Not everyone can hear the subtleties of tone in a guitar—either electric or acoustic—and not everyone likes the same tone, but to paraphrase Huey Lewis: Good is a rule but sometimes bad is bad. For a guitar to be considered good by most players it has to be more than the sum of its components and parts. And, this is somewhat easier to achieve in an electric guitar than it is in an acoustic guitar. I have personally played acoustic guitars made from the best available woods that played and sounded pretty bad. With most of these instruments, even if the playability can be improved, the tone rarely improves. The entire concept for a high-quality acoustic guitar is that it begins life sounding—and hopefully playing—good and will continue to improve with time and playing. And, to some degree, the same can be expected of electric guitars but it is subject to an entirely different set of metrics. I think it is important at this time to point out that the guitars being discussed and the reviews of those guitars are exclusively electric guitars. I think it’s fair to say that evaluating acoustic guitars is much more difficult and subtle than it is for electric guitars and there are also overwhelmingly more budget electric guitars being manufactured than there are acoustic guitars in the same category. And it is easier for them to be evaluated online. For that reason, I’m excluding acoustic guitars from this discussion. Perhaps we’ll take a look at budget acoustic guitars another time.
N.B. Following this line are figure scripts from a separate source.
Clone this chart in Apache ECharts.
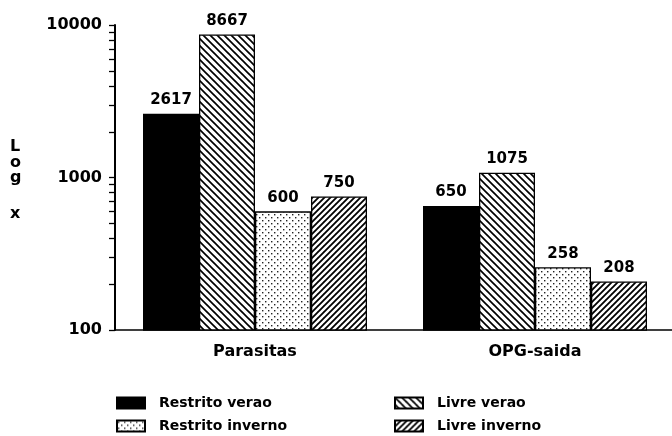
<!DOCTYPE html>
<html>
<head>
<meta charset="utf-8">
<script src="https://cdn.jsdelivr.net/npm/echarts@6/dist/echarts.min.js"></script>
<style>
html,body{margin:0;padding:0;background:#fff;}
#c{width:672px;height:436px;}
</style>
</head>
<body>
<div id="c"></div>
<script>
var categories = ['Parasitas', 'OPG-saida'];
var seriesNames = ['Restrito verao', 'Livre verao', 'Restrito inverno', 'Livre inverno'];
var restritoVerao = [2617, 650];
var livreVerao = [8667, 1075];
var restritoInverno = [600, 258];
var livreInverno = [750, 208];
var yTickLabels = [100, 1000, 10000];
var minorTickValues = [200, 300, 400, 500, 600, 700, 800, 900, 2000, 3000, 4000, 5000, 6000, 7000, 8000, 9000];
var yAxisTitle = ['L', 'o', 'g', 'x'];

var FONT = '"DejaVu Sans", sans-serif';

function hatch(size, back, lw) {
  var c = document.createElement('canvas');
  c.width = size; c.height = size;
  var g = c.getContext('2d');
  g.fillStyle = '#fff'; g.fillRect(0, 0, size, size);
  g.strokeStyle = '#000'; g.lineWidth = lw; g.lineCap = 'square';
  for (var k = -1; k <= 1; k++) {
    g.beginPath();
    if (back) { g.moveTo(k * size, 0); g.lineTo(k * size + size, size); }
    else { g.moveTo(k * size, size); g.lineTo(k * size + size, 0); }
    g.stroke();
  }
  return { image: c, repeat: 'repeat' };
}
function dots() {
  var c = document.createElement('canvas');
  c.width = 6; c.height = 6;
  var g = c.getContext('2d');
  g.fillStyle = '#fff'; g.fillRect(0, 0, 6, 6);
  g.fillStyle = '#222';
  g.fillRect(1, 1, 1.4, 1.4);
  g.fillRect(4, 4, 1.4, 1.4);
  return { image: c, repeat: 'repeat' };
}

var fills = ['#000', hatch(7, true, 1.7), dots(), hatch(6, false, 1.8)];
var values = [restritoVerao, livreVerao, restritoInverno, livreInverno];

var chart = echarts.init(document.getElementById('c'), null, { renderer: 'canvas' });

var series = seriesNames.map(function (n, i) {
  return {
    name: n,
    type: 'bar',
    data: values[i],
    barWidth: 56,
    barGap: '0%',
    itemStyle: { color: fills[i], borderColor: '#000', borderWidth: 1.3 },
    label: {
      show: true, position: 'top', distance: 6,
      color: '#000', fontFamily: FONT, fontWeight: 'bold', fontSize: 15,
      formatter: function (p) { return String(p.value); }
    }
  };
});

var legendBase = {
  orient: 'vertical',
  itemWidth: 28, itemHeight: 11, itemGap: 9,
  icon: 'rect',
  selectedMode: false,
  padding: 0,
  textStyle: { color: '#000', fontFamily: FONT, fontWeight: 'bold', fontSize: 14, lineHeight: 14, padding: [0, 0, 0, 9] }
};

chart.setOption({
  animation: false,
  backgroundColor: '#fff',
  grid: { left: 115, top: 25, width: 560, height: 305, outerBoundsMode: 'none', containLabel: false },
  legend: [
    Object.assign({}, legendBase, { left: 116, top: 396, data: [seriesNames[0], seriesNames[2]] }),
    Object.assign({}, legendBase, { left: 394, top: 396, data: [seriesNames[1], seriesNames[3]] })
  ],
  xAxis: {
    type: 'category',
    data: categories,
    axisLine: { lineStyle: { color: '#000', width: 1.5 } },
    axisTick: { alignWithLabel: true, length: 6, lineStyle: { color: '#000', width: 1.5 } },
    axisLabel: { color: '#000', fontFamily: FONT, fontWeight: 'bold', fontSize: 16, margin: 14 }
  },
  yAxis: {
    type: 'log',
    logBase: 10,
    min: yTickLabels[0],
    max: yTickLabels[yTickLabels.length - 1],
    splitLine: { show: false },
    axisLine: { show: true, lineStyle: { color: '#000', width: 2 } },
    axisTick: { show: true, length: 6, lineStyle: { color: '#000', width: 1.3 } },
    axisLabel: {
      color: '#000', fontFamily: FONT, fontWeight: 'bold', fontSize: 16, margin: 13,
      formatter: function (v) { return String(Math.round(v)); }
    }
  },
  series: series
});

// minor ticks and vertical axis title
var gfx = [];
minorTickValues.forEach(function (v) {
  var y = chart.convertToPixel({ yAxisIndex: 0 }, v);
  var x0 = 115;
  gfx.push({
    type: 'line',
    shape: { x1: x0 - 6, y1: Math.round(y) + 0.5, x2: x0, y2: Math.round(y) + 0.5 },
    style: { stroke: '#000', lineWidth: 1.3 },
    silent: true
  });
});
var titleY = [148, 164, 179, 215];
yAxisTitle.forEach(function (ch, i) {
  gfx.push({
    type: 'text', left: 10, top: titleY[i] - 9,
    style: { text: ch, fill: '#000', font: 'bold 16px ' + FONT }
  });
});
chart.setOption({ graphic: gfx });
</script>
</body>
</html>
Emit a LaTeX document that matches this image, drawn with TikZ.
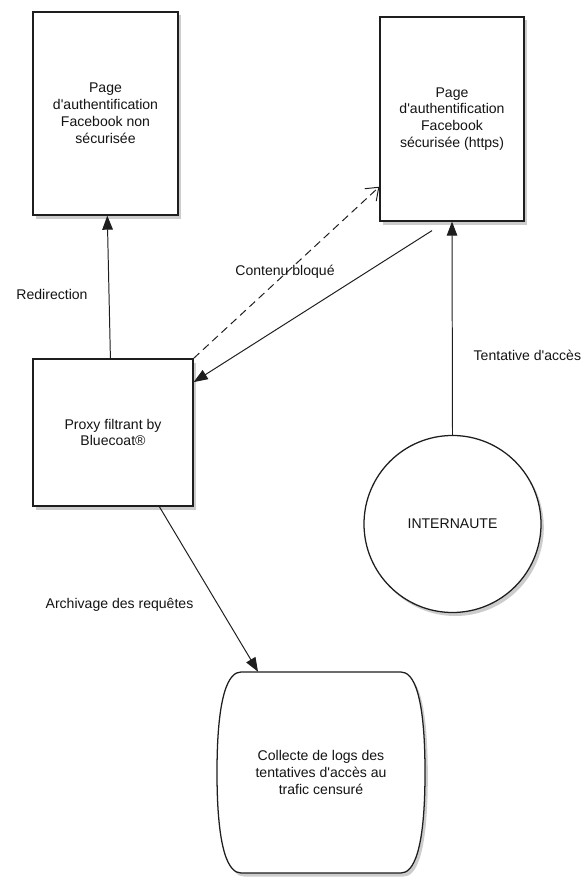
\documentclass[tikz,border=0pt]{standalone}
\usepackage{fontspec}
\setmainfont{Liberation Sans}
\usepackage{xcolor}
\usepackage{tikz}
\usetikzlibrary{calc,positioning,arrows.meta,shadows,backgrounds}
\definecolor{inkline}{RGB}{30,30,30}
\definecolor{inktext}{RGB}{20,20,20}
\newcommand{\apos}{\textquotesingle}

\begin{document}
\begin{tikzpicture}[
  pagebox/.style={rectangle, draw=inkline, fill=white, line width=0.9pt,
    align=center, font=\normalsize\color{inktext}, inner sep=0pt,
    drop shadow={shadow xshift=2pt, shadow yshift=-2.5pt, opacity=0.4}},
  userdisk/.style={circle, draw=inkline, fill=white, line width=0.9pt,
    font=\normalsize\color{inktext}, inner sep=0pt, minimum size=4.425cm,
    drop shadow={shadow xshift=2pt, shadow yshift=-2.5pt, opacity=0.4}},
  barrel/.style={draw=inkline, fill=white, line width=0.9pt,
    drop shadow={shadow xshift=2pt, shadow yshift=-2.5pt, opacity=0.4}},
  lbl/.style={font=\normalsize\color{inktext}, inner sep=1pt},
  flow/.style={-{Triangle[length=10pt, width=7.5pt]}, inkline, line width=0.7pt},
  blocked/.style={-{Straight Barb[length=8pt, width=12pt]}, inkline,
    line width=0.7pt, dash pattern=on 5.5pt off 3.5pt},
]
  \useasboundingbox (0,0) rectangle (14.625,21.95);

  % Pages Facebook
  \node[pagebox, minimum width=3.625cm, minimum height=5.075cm] (nonsec)
    at (2.6375,19.1125) {Page\\d\apos authentification\\Facebook non\\sécurisée};
  \node[pagebox, minimum width=3.6cm, minimum height=5.1cm] (sec)
    at (11.3,18.975) {Page\\d\apos authentification\\Facebook\\sécurisée (https)};

  % Proxy and user
  \node[pagebox, minimum width=4cm, minimum height=3.675cm] (proxy)
    at (2.825,11.1375) {Proxy filtrant by\\Bluecoat®};
  \node[userdisk] (user) at (11.3125,8.85) {INTERNAUTE};

  % Log store (barrel outline behind the text)
  \node[align=center, font=\normalsize\color{inktext}, inner sep=0pt,
    minimum width=5.2cm, minimum height=5.025cm] (logs)
    at (8.025,2.6375) {Collecte de logs des\\tentatives d\apos accès au\\trafic censuré};
  \begin{pgfonlayer}{background}
    \draw[barrel, shift={(logs.center)}]
      (-2,2.5125) -- (2,2.5125)
      .. controls (2.3,2.5125) and (2.6,2) .. (2.6,0)
      .. controls (2.6,-2) and (2.3,-2.5125) .. (2,-2.5125)
      -- (-2,-2.5125)
      .. controls (-2.3,-2.5125) and (-2.6,-2) .. (-2.6,0)
      .. controls (-2.6,2) and (-2.3,2.5125) .. cycle;
  \end{pgfonlayer}

  % Connectors
  \coordinate (secout) at ([shift={(-0.5,-0.225)}]sec.south);
  \draw[flow] (proxy.92.3) -- (nonsec.-89.2);
  \draw[blocked] (proxy.north east) -- (sec.223);
  \draw[flow] (secout) -- (proxy.32.6);
  \draw[flow] (user.north) -- (sec.south);
  \draw[flow] (proxy.-58.5) -- (logs.122.1);

  % Labels
  \node[lbl] (redir) at (1.3,14.6) {Redirection};
  \node[lbl] (bloque) at (7.125,15.15) {Contenu bloqué};
  \node[lbl, anchor=west] (tentative) at (11.8,13.075) {Tentative d\apos accès};
  \node[lbl] (archive) at (2.9875,6.825) {Archivage des requêtes};
\end{tikzpicture}
\end{document}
In general, it is easier to build an electric guitar than it is an acoustic guitar, and a considerable amount of the manufacturing improvements over the last decade or so have been focused on electric guitars. The result is that the overall quality of electric guitars has improved dramatically across the cost spectrum with the most significant improvement being realized in the lowest-end instruments. Along with those manufacturing improvements, electric guitars have been the focus of intense scrutiny and research, primarily in how to replicate the look, touch, feel, and sound of vintage instruments. One result has been that large manufacturers and smaller builders have acquired the knowledge and skills to make new guitars that exhibit most or all of the things that make vintage instruments so desirable. Of course, the most visible realization of all of the afore mentioned scrutiny and research are the so-called “relic” guitars from Fender, Gibson, and other companies. Even my friends at Collings have figured out how to create new guitars that look and play “old and broken in.”

In truth, I believe that Paul Reed Smith of PRS Guitars was the first manufacturer to put the effort into making every guitar they manufacture playable, even gig-ready, right off the rack. They have been exceedingly successful at doing exactly that. In addition, they were one of the first manufacturers to successfully export that quality to their offshore manufacturing facilities. Their import guitars are comparable in quality, playability, and sound to their core line of American guitars. Certainly, there are differences between an $800–$1200 guitar and one that goes for over $4000, but to a lot of players the lower-priced PRS guitars are more than good enough to gig with. The success of PRS has raised the bar for every other manufacturer and we all have benefited from that. As an aside, I find it ironic that while PRS led the way to guitars playing and sounding like vintage played-in guitars, they don’t relic their guitars. Preferring instead to dazzle with beautifully figured woods and finishes that look inches deep.

So, do you really have to spend a lot of money to get a good guitar? Well, it depends on what your expectations are. It is possible today to buy a guitar for somewhere in the neighborhood of $200 that can be used on a gig. Is it different from what would be generally considered a “professional grade” instrument? Most certainly. What, then, is the difference? As always, the difference is time. An ingredient that is always expensive. A budget guitar is what it is from the moment it is completed. It is as good as it is ever going to be. If you don’t like the sound of the pickups, you can replace them with some that are more to your liking but you can do that with any guitar, so nothing new there. The essential tonal characteristics of the guitar—it’s acoustic properties if you will—will remain constant throughout its life. In contrast, a high-end instrument made from high-quality wood and components will, in fact, improve with age. This is a property that definitely enhances the electric tonality of the instrument. Even such an instrument that has been made to look old, “relic-ed” in appearance, will continue to improve with age. The ingredient of time in that case is limited to appearance and is artificial. And, believe me, making a new instrument look authentically old is very expensive. The aging of the instrument’s wood, in fact the instrument as a complete system, will continue to improve with the passage of time and the amount and type of playing it receives. And while we have learned how to age the appearance of an instrument, it still takes actual time for that instrument to physically age and can’t be rushed. That is quite an investment. So, whether or not it is worth the expense is up to you.